Civil liberties organizations dispute CBP’s conclusion that they can treat places like a bus station within the 100-mile zone as a checkpoint, which is why many, including the ACLU, have voiced concern over the recent stops. Michael Price, senior counsel in the liberty and national security program at the Brennan Center for Justice, said the government’s reasoning gives “Customs and Border Protection officers an extraordinary amount of power to stop people for no reason at all.”
This isn’t the first time the agency has used this power. In 2010, the New York Times reported that Border Patrol agents routinely asked riders on Amtrak trains in upstate New York for documentation. A year later, a New York Civil Liberties Union study showed that Border Patrol agents frequently boarded trains and buses miles away from the border in central and western New York, where they detained passengers who could not prove their legal residency in the United States. (In Obama’s second term, Rickerd noted, the Department of Homeland Security directed federal agents to focus on deporting people who had committed crimes, which led to a decrease in stops—at least in places like upstate New York.)
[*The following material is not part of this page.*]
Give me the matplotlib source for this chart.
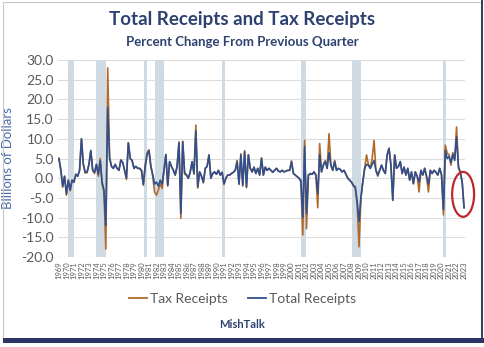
import matplotlib
matplotlib.use("Agg")
import matplotlib.pyplot as plt
from matplotlib.patches import Rectangle, Ellipse
from matplotlib.lines import Line2D

# quarterly % change, 1969Q1 .. 2023Q1
total = [
    5.0, 2.0, -2.0, 0.5,     # 1969
    -4.0, -0.5, -3.0, -0.5,  # 1970
    -1.0, 1.0, 0.5, 2.0,     # 1971
    10.0, 3.5, 1.5, 1.5,     # 1972
    3.5, 7.0, 2.0, 1.5,      # 1973
    3.5, 1.0, 4.5, -1.0,     # 1974
    -3.0, -12.0, 18.0, 5.0,  # 1975
    3.0, 2.5, 3.5, 2.5,      # 1976
    2.0, 4.5, 4.0, 2.0,      # 1977
    0.0, 9.0, 5.0, 4.5,      # 1978
    2.5, 3.0, 2.5, 2.5,      # 1979
    2.0, -1.5, 3.0, 6.0,     # 1980
    7.0, 3.0, 1.0, -1.5,     # 1981
    -1.0, -2.0, -0.5, -1.5,  # 1982
    2.0, 6.0, -1.8, 4.2,     # 1983
    3.0, 2.0, 0.8, 3.0,      # 1984
    9.0, -9.0, 9.3, 1.5,     # 1985
    0.8, 0.0, 1.6, 4.2,      # 1986
    1.2, 12.0, -2.2, 1.6,    # 1987
    0.5, -1.0, 2.5, 3.0,     # 1988
    5.9, 0.0, 1.2, 1.6,      # 1989
    1.0, 2.0, 0.8, 1.5,      # 1990
    -1.4, 0.0, 0.8, 0.8,     # 1991
    1.2, 1.5, 2.0, 4.2,      # 1992
    -1.4, 5.9, -1.8, 6.7,    # 1993
    -2.2, 5.9, 2.5, 1.6,     # 1994
    2.8, 1.2, 2.5, 0.8,      # 1995
    5.0, 0.8, 2.8, 2.0,      # 1996
    2.5, 2.0, 1.5, 2.0,      # 1997
    2.5, 1.8, 1.6, 2.0,      # 1998
    1.6, 1.8, 2.0, 2.0,      # 1999
    4.2, 1.2, 0.8, 0.4,      # 2000
    0.0, -0.5, -10.0, 8.0,   # 2001
    -9.0, 0.8, 1.2, 1.0,     # 2002
    1.6, 0.8, -4.0, 6.0,     # 2003
    1.6, 3.3, 4.2, 2.5,      # 2004
    6.5, 3.3, 2.0, 4.2,      # 2005
    2.0, 2.5, 2.2, 1.6,      # 2006
    2.0, 1.0, 0.0, -0.5,     # 2007
    -1.0, -1.8, -2.2, -6.0,  # 2008
    -11.0, -5.0, -1.0, 2.5,  # 2009
    3.5, 3.3, 2.5, 3.5,      # 2010
    4.5, 2.0, 0.8, 2.0,      # 2011
    3.3, 2.0, 1.2, 5.9,      # 2012
    7.6, 3.3, -5.6, 5.9,     # 2013
    2.5, 3.0, 4.2, 1.2,      # 2014
    2.8, 0.8, 2.5, -0.5,     # 2015
    1.6, -1.4, 1.6, 0.5,     # 2016
    -1.0, 2.0, 0.8, 2.5,     # 2017
    0.4, -1.5, 2.0, 1.2,     # 2018
    2.0, 1.5, 0.8, 2.5,      # 2019
    0.8, -8.0, 7.0, 5.0,     # 2020
    5.5, 4.0, 6.0, 4.5,      # 2021
    10.5, 3.0, 1.5, -1.0,    # 2022
    -7.5,                    # 2023
]

tax = [
    5.0, 2.2, -2.3, 0.5,     # 1969
    -4.3, -0.5, -3.2, -0.5,  # 1970
    -1.0, 1.0, 0.5, 2.0,     # 1971
    10.0, 3.5, 1.3, 1.5,     # 1972
    3.5, 7.0, 2.0, 1.2,      # 1973
    3.5, 0.5, 5.0, -1.5,     # 1974
    -3.5, -18.0, 28.0, 5.5,  # 1975
    3.0, 2.5, 3.5, 2.5,      # 1976
    2.0, 4.7, 4.0, 2.0,      # 1977
    -0.3, 9.0, 5.0, 4.5,     # 1978
    2.5, 3.0, 2.5, 2.5,      # 1979
    2.0, -1.8, 3.2, 6.5,     # 1980
    7.2, 3.0, 0.5, -3.5,     # 1981
    -4.3, -3.0, -1.4, -2.6,  # 1982
    2.0, 6.0, -2.0, 4.2,     # 1983
    3.0, 2.0, 0.8, 3.0,      # 1984
    9.2, -10.2, 9.3, 1.0,    # 1985
    0.8, 0.0, 1.6, 4.2,      # 1986
    1.0, 13.5, -2.5, 1.6,    # 1987
    0.5, -1.2, 2.5, 3.0,     # 1988
    5.9, 0.0, 1.2, 1.6,      # 1989
    1.0, 2.0, 0.8, 1.5,      # 1990
    -1.6, 0.0, 0.8, 0.8,     # 1991
    1.2, 1.5, 2.0, 4.5,      # 1992
    -1.6, 6.2, -2.0, 7.0,    # 1993
    -2.4, 6.0, 2.5, 1.6,     # 1994
    2.8, 1.2, 2.5, 0.8,      # 1995
    5.2, 0.8, 2.8, 2.0,      # 1996
    2.5, 2.0, 1.5, 2.0,      # 1997
    2.5, 1.8, 1.6, 2.0,      # 1998
    1.6, 1.8, 2.0, 2.0,      # 1999
    4.4, 1.2, 0.8, 0.4,      # 2000
    0.0, -1.0, -14.4, 9.6,   # 2001
    -12.8, 0.8, 1.0, 1.0,    # 2002
    1.6, 0.8, -7.5, 8.8,     # 2003
    1.6, 3.5, 4.5, 2.5,      # 2004
    11.3, 3.3, 2.0, 4.5,     # 2005
    2.0, 2.5, 2.2, 1.6,      # 2006
    2.0, 1.0, 0.0, -0.5,     # 2007
    -1.0, -2.0, -2.5, -6.5,  # 2008
    -17.4, -5.0, -1.0, 2.5,  # 2009
    5.9, 3.5, 2.5, 5.0,      # 2010
    9.6, 2.0, 0.5, 2.0,      # 2011
    3.3, 2.0, 1.2, 6.0,      # 2012
    7.6, 3.3, -5.6, 5.9,     # 2013
    2.5, 3.0, 4.2, 1.2,      # 2014
    2.8, 0.8, 2.5, -0.5,     # 2015
    1.6, -1.4, 1.6, 0.5,     # 2016
    -3.5, 2.0, 0.8, 2.5,     # 2017
    0.4, -3.5, 2.0, 1.2,     # 2018
    2.0, 1.5, 0.8, 2.5,      # 2019
    0.8, -9.3, 8.4, 6.3,     # 2020
    6.0, 3.3, 6.5, 5.0,      # 2021
    13.0, 2.5, 1.5, -1.0,    # 2022
    -7.5,                    # 2023
]

years = list(range(1969, 2024))
# recession bands, in quarter index units
recessions = [(4.6, 8.1), (20.0, 25.0), (45.3, 47.1), (51.2, 55.9),
              (86.8, 88.6), (129.0, 131.5), (156.2, 161.2), (204.6, 206.4)]

navy = '#2E4270'
tax_color = '#B06A2C'
total_color = '#2F4F8F'
grid_color = '#DCDCDC'
text_gray = '#595959'
font = ['Lato', 'DejaVu Sans']

fig = plt.figure(figsize=(4.85, 3.47), dpi=100)
ax = fig.add_axes([58 / 485, 1 - 257 / 347, (465 - 58) / 485, (257 - 60) / 347])

for a, b in recessions:
    ax.axvspan(a, b, color='#D0DAE3', lw=0)

q = list(range(len(total)))
ax.plot(q, tax, color=tax_color, lw=1.2, label='Tax Receipts')
ax.plot(q, total, color=total_color, lw=1.2, label='Total Receipts')

ax.set_ylim(-20, 30)
ax.set_xlim(-0.5, len(total) - 0.5)
ax.set_yticks(range(-20, 31, 5))
ax.set_yticklabels(['%.1f' % v for v in range(-20, 31, 5)], fontsize=10,
                   color=text_gray, family=font)
ax.set_xticks([4 * (y - 1969) for y in years])
ax.set_xticklabels([str(y) for y in years], rotation=90, fontsize=5.5,
                   color=text_gray, family=font)
ax.tick_params(length=0, pad=3)
ax.grid(axis='y', color=grid_color, lw=0.8)
ax.set_axisbelow(True)
for s in ax.spines.values():
    s.set_visible(False)

ax.set_ylabel('Billions of Dollars', fontsize=9.5, color='#4A6BA8',
              family=font, labelpad=5)

# red circle around the last drop
ax.add_patch(Ellipse((215.5, -4.1), 11.7, 11.4, fill=False, ec='#C0272D',
                     lw=1.6, zorder=5, clip_on=False))

fig.text(0.5, 1 - 20 / 347, 'Total Receipts and Tax Receipts', ha='center',
         va='center', fontsize=13.5, fontweight='bold', color=navy, family=font)
fig.text(0.5, 1 - 42 / 347, 'Percent Change From Previous Quarter', ha='center',
         va='center', fontsize=9.5, fontweight='bold', color=navy, family=font)

handles = [Line2D([], [], color=tax_color, lw=1.3),
           Line2D([], [], color=total_color, lw=1.3)]
leg = fig.legend(handles, ['Tax Receipts', 'Total Receipts'], loc='center',
                 bbox_to_anchor=(0.5, 1 - 299 / 347), ncol=2, frameon=False,
                 handlelength=1.3, handletextpad=0.2, columnspacing=1.5,
                 prop={'family': font, 'size': 10})
for t in leg.get_texts():
    t.set_color(text_gray)

fig.text(0.5, 1 - 324 / 347, 'MishTalk', ha='center', va='center',
         fontsize=8, fontweight='bold', color=navy, family=font)

# frame and bottom bar
fig.patches.append(Rectangle((3 / 485, 5 / 347), 478 / 485, 340 / 347,
                             transform=fig.transFigure, fill=False,
                             ec='#C8C8C8', lw=0.8))
fig.patches.append(Rectangle((481 / 485, 5 / 347), 2.5 / 485, 342 / 347,
                             transform=fig.transFigure, color='#3A3F5C', lw=0))
fig.patches.append(Rectangle((3 / 485, 4 / 347), 482 / 485, 5 / 347,
                             transform=fig.transFigure, color='#2B3566', lw=0))

fig.savefig('out.png', dpi=100)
Meanwhile, the ACLU of Maine is concerned enough about a potential policy change under Trump that it sent a public information request to CBP asking if the agency has issued a new directive, said Zach Heiden, the organization’s legal director. Heiden, Rickerd, and other advocates said they don’t see this type of harsh enforcement going away anytime soon.
“They’re going after people,” Rickerd said, “in dragnet fashion.”